(OBJECTIVE) Identify each line containing the word "with" and copy it.

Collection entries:
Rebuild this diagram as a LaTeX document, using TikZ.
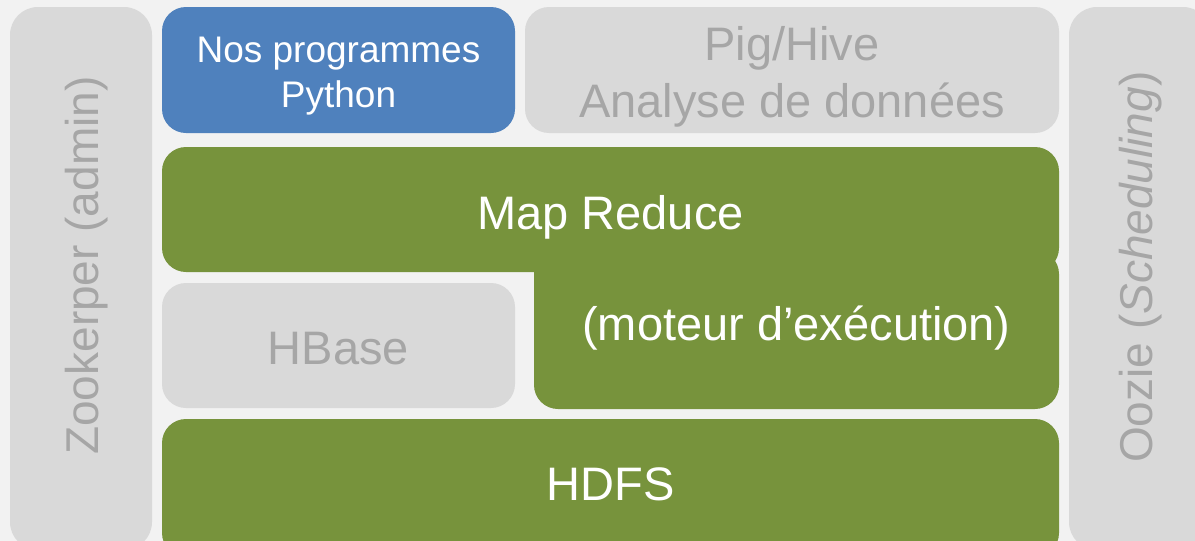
\documentclass[tikz,border=0pt]{standalone}
\usepackage{fontspec}
\setmainfont{Liberation Sans}
\definecolor{pagebg}{HTML}{F2F2F2}
\definecolor{boxgrey}{HTML}{D9D9D9}
\definecolor{textgrey}{HTML}{A6A6A6}
\definecolor{pyblue}{HTML}{4F81BD}
\definecolor{hgreen}{HTML}{77933C}
\tikzset{
  layer/.style={rounded corners=24pt, inner sep=0pt, draw=none},
  greylayer/.style={layer, fill=boxgrey},
  greenlayer/.style={layer, fill=hgreen},
  bluelayer/.style={layer, fill=pyblue},
  lbl/.style={inner sep=0pt, anchor=base},
  bigtext/.style={lbl, font=\fontsize{47}{57}\selectfont},
  pytext/.style={lbl, font=\fontsize{37}{45}\selectfont, text=white},
  sidetext/.style={inner sep=0pt, font=\fontsize{46}{55}\selectfont, text=textgrey, rotate=90, anchor=base west},
}
\begin{document}
\begin{tikzpicture}[x=1pt,y=-1pt]
\useasboundingbox (0,0) rectangle (1195,541);
\fill[pagebg] (0,0) rectangle (1195,541);
\clip (0,0) rectangle (1195,541);

% side columns
\node[greylayer, rounded corners=28pt, minimum width=142pt, minimum height=543pt] (zk) at (81,278.5) {};
\node[sidetext] (zklabel) at (98.5,455) {Zookerper (admin)};
\node[greylayer, rounded corners=28pt, minimum width=142pt, minimum height=543pt] (oozie) at (1140,278.5) {};
\node[sidetext] (oozielabel) at (1152,463) {Oozie (\textit{Scheduling})};

% top row
\node[bluelayer, minimum width=353pt, minimum height=126pt] (py) at (338.5,70) {};
\node[pytext] (py1) at (338.5,62) {Nos programmes};
\node[pytext] (py2) at (338.5,107) {Python};
\node[greylayer, minimum width=534pt, minimum height=126pt] (pig) at (792,70) {};
\node[bigtext, text=textgrey] (pig1) at (792,60) {Pig/Hive};
\node[bigtext, text=textgrey] (pig2) at (792,117) {Analyse de données};

% Map Reduce: two overlapping blocks
\node[greenlayer, minimum width=525pt, minimum height=159pt] (mrlow) at (796.5,329.5) {};
\node[greenlayer, minimum width=897pt, minimum height=125pt] (mr) at (610.5,209.5) {};
\node[bigtext, text=white] (mr1) at (610.5,229) {Map Reduce};
\node[bigtext, text=white] (mr2) at (796.5,340) {(moteur d’exécution)};

% HBase and HDFS
\node[greylayer, minimum width=353pt, minimum height=125pt] (hbase) at (338.5,345.5) {};
\node[bigtext, text=textgrey] (hbase1) at (338.5,364) {HBase};
\node[greenlayer, minimum width=897pt, minimum height=138pt] (hdfs) at (610.5,488) {};
\node[bigtext, text=white] (hdfs1) at (610.5,500) {HDFS};
\end{tikzpicture}
\end{document}
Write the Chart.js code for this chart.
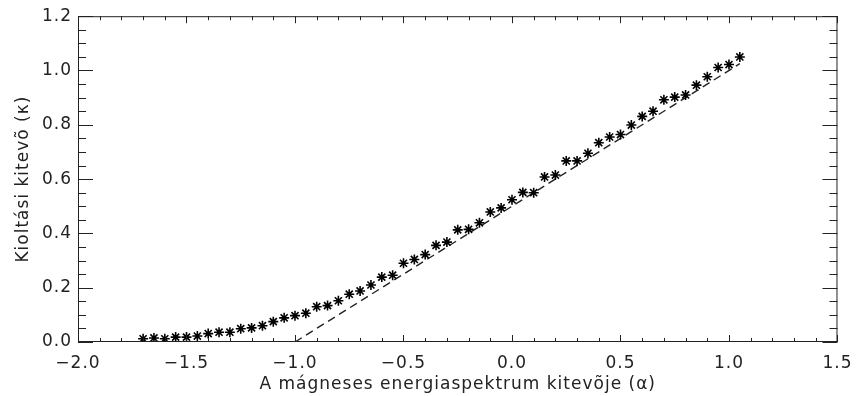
<!DOCTYPE html>
<html>
<head>
<meta charset="utf-8">
<script src="https://cdn.jsdelivr.net/npm/chart.js@4"></script>
<style>
  html, body { margin: 0; padding: 0; background: #fff; }
  #wrap { width: 862px; height: 396px; }
</style>
</head>
<body>
<div id="wrap"><canvas id="chart" width="862" height="396"></canvas></div>
<script>
// Data
const alphaValues = [
  -1.70, -1.65, -1.60, -1.55, -1.50, -1.45, -1.40, -1.35, -1.30, -1.25,
  -1.20, -1.15, -1.10, -1.05, -1.00, -0.95, -0.90, -0.85, -0.80, -0.75,
  -0.70, -0.65, -0.60, -0.55, -0.50, -0.45, -0.40, -0.35, -0.30, -0.25,
  -0.20, -0.15, -0.10, -0.05, 0.00, 0.05, 0.10, 0.15, 0.20, 0.25,
  0.30, 0.35, 0.40, 0.45, 0.50, 0.55, 0.60, 0.65, 0.70, 0.75,
  0.80, 0.85, 0.90, 0.95, 1.00, 1.05
];
const kappaValues = [
  0.012, 0.015, 0.012, 0.018, 0.018, 0.022, 0.031, 0.036, 0.036, 0.049,
  0.052, 0.060, 0.075, 0.089, 0.097, 0.106, 0.130, 0.134, 0.152, 0.176,
  0.188, 0.210, 0.239, 0.246, 0.290, 0.304, 0.322, 0.356, 0.368, 0.413,
  0.415, 0.439, 0.479, 0.494, 0.524, 0.551, 0.550, 0.608, 0.615, 0.667,
  0.667, 0.695, 0.734, 0.755, 0.764, 0.799, 0.831, 0.850, 0.892, 0.902,
  0.910, 0.946, 0.977, 1.011, 1.022, 1.050
];
const fitAlpha = [-1.00, 1.05];
const fitKappa = [0.000, 1.025];

const xTickLabels = ['\u22122.0', '\u22121.5', '\u22121.0', '\u22120.5', '0.0', '0.5', '1.0', '1.5'];
const yTickLabels = ['0.0', '0.2', '0.4', '0.6', '0.8', '1.0', '1.2'];

const xTitle = 'A mágneses energiaspektrum kitevõje (\u03b1)';
const yTitle = 'Kioltási kitevõ (\u03ba)';

const ink = '#222';

// IDL-like frame with inward ticks on all four sides
const frameTicks = {
  id: 'frameTicks',
  beforeDraw(chart) {
    chart.ctx.letterSpacing = '1px';
  },
  afterDatasetsDraw(chart) {
    const { ctx, chartArea: a, scales: { x, y } } = chart;
    ctx.save();
    ctx.strokeStyle = ink;
    ctx.lineWidth = 1;
    ctx.strokeRect(a.left + 0.5, a.top + 0.5, a.right - a.left - 1, a.bottom - a.top - 1);
    ctx.beginPath();
    for (let i = 0; i <= 35; i++) {
      const px = Math.round(x.getPixelForValue(-2 + i * 0.1)) + 0.5;
      const len = i % 5 === 0 ? 7 : 4;
      ctx.moveTo(px, a.bottom); ctx.lineTo(px, a.bottom - len);
      ctx.moveTo(px, a.top); ctx.lineTo(px, a.top + len);
    }
    for (let j = 0; j <= 24; j++) {
      const py = Math.round(y.getPixelForValue(j * 0.05)) + 0.5;
      const len = j % 4 === 0 ? 15 : 8;
      ctx.moveTo(a.left, py); ctx.lineTo(a.left + len, py);
      ctx.moveTo(a.right, py); ctx.lineTo(a.right - len, py);
    }
    ctx.stroke();
    ctx.restore();
  }
};

Chart.defaults.font.family = '"DejaVu Sans", sans-serif';
Chart.defaults.font.size = 17;
Chart.defaults.color = ink;

new Chart(document.getElementById('chart'), {
  type: 'scatter',
  data: {
    datasets: [{
      label: 'kappa',
      data: alphaValues.map((a, i) => ({ x: a, y: kappaValues[i] })),
      showLine: false,
      pointStyle: 'star',
      pointRadius: 5,
      pointBorderWidth: 1.6,
      pointBorderColor: '#000',
      pointBackgroundColor: '#000'
    }, {
      label: 'fit',
      data: fitAlpha.map((a, i) => ({ x: a, y: fitKappa[i] })),
      showLine: true,
      borderColor: '#222',
      borderWidth: 1.4,
      borderDash: [8, 5],
      pointRadius: 0
    }]
  },
  options: {
    responsive: false,
    animation: false,
    layout: { padding: { left: 0, right: 16, top: 12, bottom: 0 } },
    plugins: {
      legend: { display: false },
      tooltip: { enabled: false }
    },
    scales: {
      x: {
        type: 'linear',
        min: -2,
        max: 1.5,
        grid: { display: false, drawTicks: false },
        border: { display: false },
        ticks: {
          stepSize: 0.5,
          padding: 11,
          maxRotation: 0,
          autoSkip: false,
          callback: (v, i) => xTickLabels[i]
        },
        title: { display: true, text: xTitle, padding: { top: 0, bottom: 1 } },
        afterFit: (s) => { s.height = 54; }
      },
      y: {
        type: 'linear',
        min: 0,
        max: 1.2,
        grid: { display: false, drawTicks: false },
        border: { display: false },
        ticks: {
          stepSize: 0.2,
          padding: 6,
          autoSkip: false,
          callback: (v, i) => yTickLabels[i]
        },
        title: { display: true, text: yTitle, padding: { top: 13, bottom: 0 } },
        afterFit: (s) => { s.width = 78; }
      }
    }
  },
  plugins: [frameTicks]
});
</script>
</body>
</html>
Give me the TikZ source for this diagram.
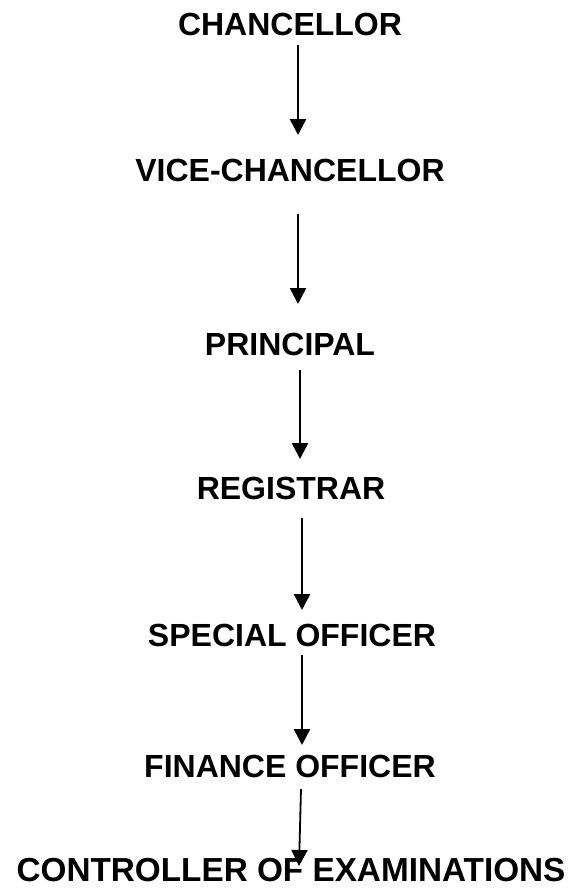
\documentclass[tikz,border=0pt]{standalone}
\usepackage{fontspec}
\setmainfont{Liberation Sans}
\usetikzlibrary{arrows.meta}
\tikzset{
  title/.style={anchor=base, inner sep=0pt, font=\bfseries\fontsize{32}{38}\selectfont},
  link/.style={line width=2.6pt, -{Triangle[width=16pt,length=16pt]}}
}
\begin{document}
\begin{tikzpicture}[x=1pt,y=-1pt]
\useasboundingbox (0,0) rectangle (572,892);
\node[title] (chan) at (290,35) {CHANCELLOR};
\node[title] (vice) at (290,181) {VICE-CHANCELLOR};
\node[title] (prin) at (290,355) {PRINCIPAL};
\node[title] (reg) at (291,499) {REGISTRAR};
\node[title] (spec) at (292,646) {SPECIAL OFFICER};
\node[title] (fin) at (290,777) {FINANCE OFFICER};
\node[title, font=\bfseries\fontsize{33.3}{40}\selectfont] (ctrl) at (291,881) {CONTROLLER OF EXAMINATIONS};
\coordinate (a1) at (298,45);  \coordinate (b1) at (298,135);
\coordinate (a2) at (298,214); \coordinate (b2) at (298,304);
\coordinate (a3) at (300,370); \coordinate (b3) at (300,459);
\coordinate (a4) at (302,518); \coordinate (b4) at (302,610);
\coordinate (a5) at (302,655); \coordinate (b5) at (302,745);
\coordinate (a6) at (301,789); \coordinate (b6) at (299,866);
\draw[link] (a1) -- (b1);
\draw[link] (a2) -- (b2);
\draw[link] (a3) -- (b3);
\draw[link] (a4) -- (b4);
\draw[link] (a5) -- (b5);
\draw[link,line width=1.8pt] (a6) -- (b6);
\end{tikzpicture}
\end{document}
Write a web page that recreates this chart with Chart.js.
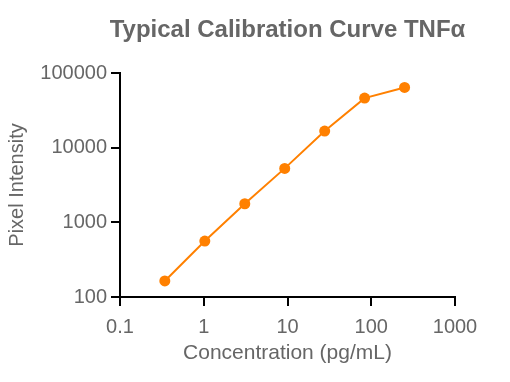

(EXERCISE OUTPUT)
// IDL-like frame with inward ticks on all four sides
Write a web page that recreates this chart with Chart.js.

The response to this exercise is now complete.